--- START OF Material for this task ---

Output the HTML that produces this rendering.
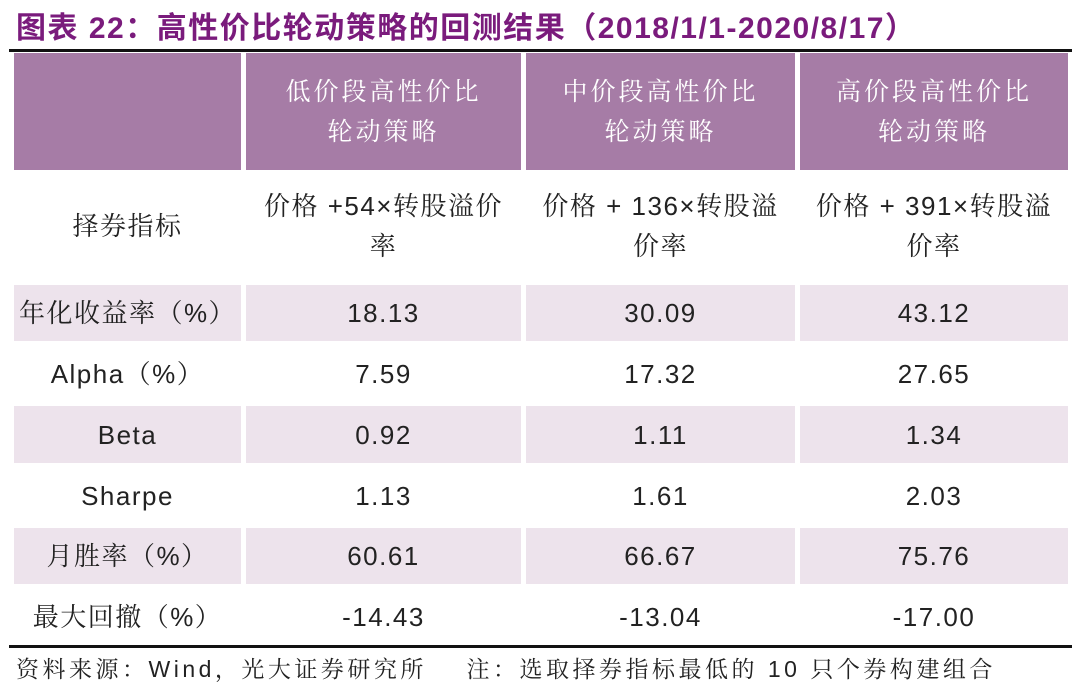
<!DOCTYPE html>
<html><head><meta charset="utf-8"><style>
body{margin:0;width:1080px;height:694px;background:#fff;position:relative;overflow:hidden;font-family:"Liberation Sans","Noto Serif CJK SC",serif;}
.t{position:absolute;left:16px;top:3px;font-size:30px;font-weight:bold;color:#7a1b7c;white-space:nowrap;letter-spacing:1.5px;font-family:"Liberation Sans","Noto Sans CJK SC",sans-serif;}
.line{position:absolute;left:9px;width:1063px;height:3px;background:#111;}
.c{position:absolute;display:flex;align-items:center;justify-content:center;text-align:center;font-size:26px;color:#222;line-height:40px;letter-spacing:1.5px;font-family:"Liberation Sans","Noto Serif CJK SC",serif;}
.h{background:#a67ca6;color:#fff;font-size:25px;letter-spacing:3px;}
.p{background:#ede3ec;}
.f{position:absolute;left:16px;top:651px;font-size:23px;color:#222;white-space:nowrap;letter-spacing:3.5px;font-family:"Liberation Sans","Noto Serif CJK SC",serif;}
</style></head><body>
<div class="t">图表 22：高性价比轮动策略的回测结果（2018/1/1-2020/8/17）</div>
<div class="line" style="top:49px"></div>
<div class="c h" style="left:14px;top:53px;width:227px;height:117px"></div>
<div class="c h" style="left:246px;top:53px;width:275px;height:117px">低价段高性价比<br>轮动策略</div>
<div class="c h" style="left:526px;top:53px;width:269px;height:117px">中价段高性价比<br>轮动策略</div>
<div class="c h" style="left:800px;top:53px;width:268px;height:117px">高价段高性价比<br>轮动策略</div>

<div class="c" style="left:14px;top:170px;width:227px;height:112px">择券指标</div>
<div class="c" style="left:246px;top:170px;width:275px;height:112px">价格 +54×转股溢价<br>率</div>
<div class="c" style="left:526px;top:170px;width:269px;height:112px">价格 + 136×转股溢<br>价率</div>
<div class="c" style="left:800px;top:170px;width:268px;height:112px">价格 + 391×转股溢<br>价率</div>

<div class="c p" style="left:14px;top:285px;width:227px;height:56px">年化收益率（%）</div>
<div class="c p" style="left:246px;top:285px;width:275px;height:56px">18.13</div>
<div class="c p" style="left:526px;top:285px;width:269px;height:56px">30.09</div>
<div class="c p" style="left:800px;top:285px;width:268px;height:56px">43.12</div>

<div class="c" style="left:14px;top:345px;width:227px;height:58px">Alpha（%）</div>
<div class="c" style="left:246px;top:345px;width:275px;height:58px">7.59</div>
<div class="c" style="left:526px;top:345px;width:269px;height:58px">17.32</div>
<div class="c" style="left:800px;top:345px;width:268px;height:58px">27.65</div>

<div class="c p" style="left:14px;top:406px;width:227px;height:57px">Beta</div>
<div class="c p" style="left:246px;top:406px;width:275px;height:57px">0.92</div>
<div class="c p" style="left:526px;top:406px;width:269px;height:57px">1.11</div>
<div class="c p" style="left:800px;top:406px;width:268px;height:57px">1.34</div>

<div class="c" style="left:14px;top:467px;width:227px;height:58px">Sharpe</div>
<div class="c" style="left:246px;top:467px;width:275px;height:58px">1.13</div>
<div class="c" style="left:526px;top:467px;width:269px;height:58px">1.61</div>
<div class="c" style="left:800px;top:467px;width:268px;height:58px">2.03</div>

<div class="c p" style="left:14px;top:528px;width:227px;height:56px">月胜率（%）</div>
<div class="c p" style="left:246px;top:528px;width:275px;height:56px">60.61</div>
<div class="c p" style="left:526px;top:528px;width:269px;height:56px">66.67</div>
<div class="c p" style="left:800px;top:528px;width:268px;height:56px">75.76</div>

<div class="c" style="left:14px;top:588px;width:227px;height:57px">最大回撤（%）</div>
<div class="c" style="left:246px;top:588px;width:275px;height:57px">-14.43</div>
<div class="c" style="left:526px;top:588px;width:269px;height:57px">-13.04</div>
<div class="c" style="left:800px;top:588px;width:268px;height:57px">-17.00</div>

<div class="line" style="top:645px"></div>
<div class="f">资料来源：Wind，光大证券研究所 &nbsp;&nbsp;&nbsp;注：选取择券指标最低的 10 只个券构建组合</div>
</body></html>
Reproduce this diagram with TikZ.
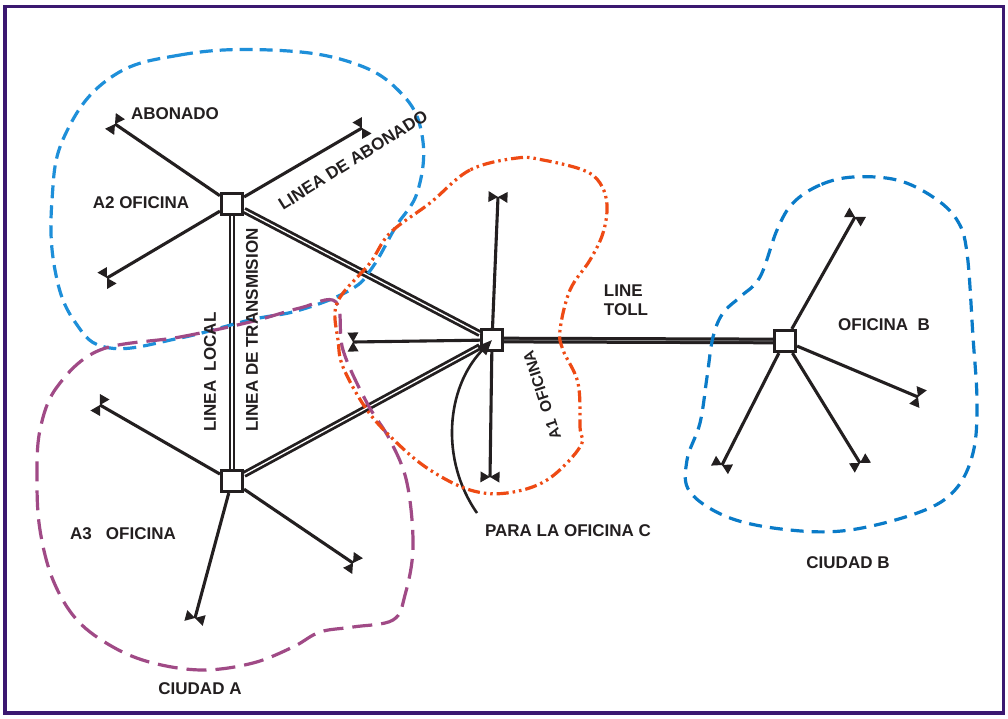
\documentclass[tikz,border=0pt]{standalone}
\usepackage{fontspec}
\setmainfont{Liberation Sans}
\usetikzlibrary{arrows.meta,decorations.markings}
\definecolor{ink}{HTML}{231F20}
\definecolor{framec}{HTML}{3B1870}
\definecolor{bluea}{HTML}{1E8FD9}
\definecolor{blueb}{HTML}{0A7BC8}
\definecolor{purpler}{HTML}{A04A86}
\definecolor{redr}{HTML}{EE4A14}
\begin{document}
\begin{tikzpicture}[x=1pt,y=-1pt,
  lbl/.style={font=\fontsize{17}{19}\selectfont\bfseries, text=ink, inner sep=0pt},
  office/.style={draw=ink, line width=3.2pt, fill=white, minimum size=21pt, inner sep=0pt},
  trunk/.style={draw=ink, line width=2.8pt, double=white, double distance=1.3pt},
  tolltrunk/.style={draw=ink, line width=3pt, double=black!45, double distance=0.7pt},
  branch/.style={draw=ink, line width=3.1pt, postaction={decorate, decoration={markings, mark=at position 1 with {\fill[ink] (-5.5,-9.5)--(5.5,-9.5)--(-5.5,9.5)--(5.5,9.5)--cycle;}}}},
  region/.style={line width=3.2pt, line cap=butt},
]
\useasboundingbox (0,0) rectangle (1008,718);
\fill[white] (0,0) rectangle (1008,718);
\draw[framec, line width=3.5pt] (5,6.5) rectangle (1003.5,713);

% offices
\node[office] (A2) at (232,204) {};
\node[office] (A3) at (232,481) {};
\node[office] (A1) at (492,340) {};
\node[office] (B) at (785,341) {};

% branch end points
\coordinate (a2ul) at (115,124);
\coordinate (a2ur) at (362,128);
\coordinate (a2ll) at (107,278);
\coordinate (a3ul) at (100,405);
\coordinate (a3d) at (195,618);
\coordinate (a3lr) at (353,563);
\coordinate (a1u) at (498,197);
\coordinate (a1l) at (353,342);
\coordinate (a1d) at (490,477);
\coordinate (bur) at (855,217);
\coordinate (br) at (918,397);
\coordinate (bdr) at (860,463);
\coordinate (bdl) at (722,465);
\coordinate (cin) at (477,513);

% trunks
\draw[trunk] (A2) -- (A3);
\draw[trunk] (A2) -- (A1);
\draw[trunk] (A3) -- (A1);
\draw[tolltrunk] (A1) -- (B);

% branches
\foreach \e in {a2ul,a2ur,a2ll} \draw[branch] (A2) -- (\e);
\foreach \e in {a3ul,a3d,a3lr} \draw[branch] (A3) -- (\e);
\foreach \e in {a1u,a1l,a1d} \draw[branch] (A1) -- (\e);
\foreach \e in {bur,br,bdr,bdl} \draw[branch] (B) -- (\e);

% incoming from office C
\draw[ink, line width=2.6pt, -{Triangle[length=15pt,width=12pt]}] (cin) .. controls (440,460) and (446,388) .. (A1.center);

% regions
\draw[region, bluea, dash pattern=on 13pt off 7pt] plot[smooth cycle, tension=0.7] coordinates {
 (110,78) (180,55) (270,50) (350,62) (400,92) (422,135) (418,190) (395,228) (372,268) (350,290) (300,310) (250,320) (180,338) (110,348) (75,322) (55,270) (52,200) (65,135)};
\draw[region, purpler, dash pattern=on 20pt off 9pt] plot[smooth cycle, tension=0.6] coordinates {
 (100,350) (180,337) (250,322) (300,308) (336,302) (343,350) (367,403) (390,440) (407,483) (413,547) (405,595) (393,620) (353,627) (320,632) (293,647) (253,663) (203,670) (153,663) (113,647) (77,620) (53,580) (40,530) (37,480) (40,430) (57,387)};
\draw[region, redr, dash pattern=on 12pt off 4pt on 2.5pt off 4pt on 2.5pt off 4pt] plot[smooth cycle, tension=0.6] coordinates {
 (517,158) (470,170) (430,203) (390,233) (370,263) (343,293) (335,312) (338,340) (343,367) (367,410) (397,443) (430,470) (470,490) (507,493) (547,480) (580,447) (580,427) (578,383) (563,350) (560,330) (570,290) (590,260) (603,233) (607,205) (600,183) (583,170) (543,160)};
\draw[region, blueb, dash pattern=on 13pt off 8pt] plot[smooth cycle, tension=0.6] coordinates {
 (853,177) (820,185) (793,203) (777,230) (760,277) (740,297) (723,313) (713,337) (707,377) (700,423) (687,460) (690,492) (730,518) (790,530) (850,530) (920,512) (955,490) (973,453) (977,403) (973,337) (967,253) (957,220) (933,197) (897,180)};

% labels
\node[lbl] (tabon) at (175,114) {ABONADO};
\node[lbl, rotate=32] (tlab) at (353,160) {LINEA DE ABONADO};
\node[lbl] (ta2) at (141,203) {A2 OFICINA};
\node[lbl, rotate=90] (ttx) at (252,330) {LINEA DE TRANSMISION};
\node[lbl, rotate=90] (tloc) at (210,372) {LINEA\ \ LOCAL};
\node[lbl] (ta3) at (123,534) {A3\ \ \ OFICINA};
\node[lbl] (tca) at (200,689) {CIUDAD A};
\node[lbl, rotate=108, font=\fontsize{15.5}{17}\selectfont\bfseries] (ta1) at (542,395) {A1\ \ OFICINA};
\node[lbl, align=left] (ttoll) at (626,300) {LINE\\TOLL};
\node[lbl] (tc) at (568,531) {PARA LA OFICINA C};
\node[lbl] (tb) at (884,325) {OFICINA\ \ B};
\node[lbl] (tcb) at (848,563) {CIUDAD B};
\end{tikzpicture}
\end{document}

--- END OF Material for this task ---

▶ _What the task requires_: Pull out every line in the material above where "with" occurs.

▶ _Solution for this problem_:
Reproduce this diagram with TikZ.
  branch/.style={draw=ink, line width=3.1pt, postaction={decorate, decoration={markings, mark=at position 1 with {\fill[ink] (-5.5,-9.5)--(5.5,-9.5)--(-5.5,9.5)--(5.5,9.5)--cycle;}}}},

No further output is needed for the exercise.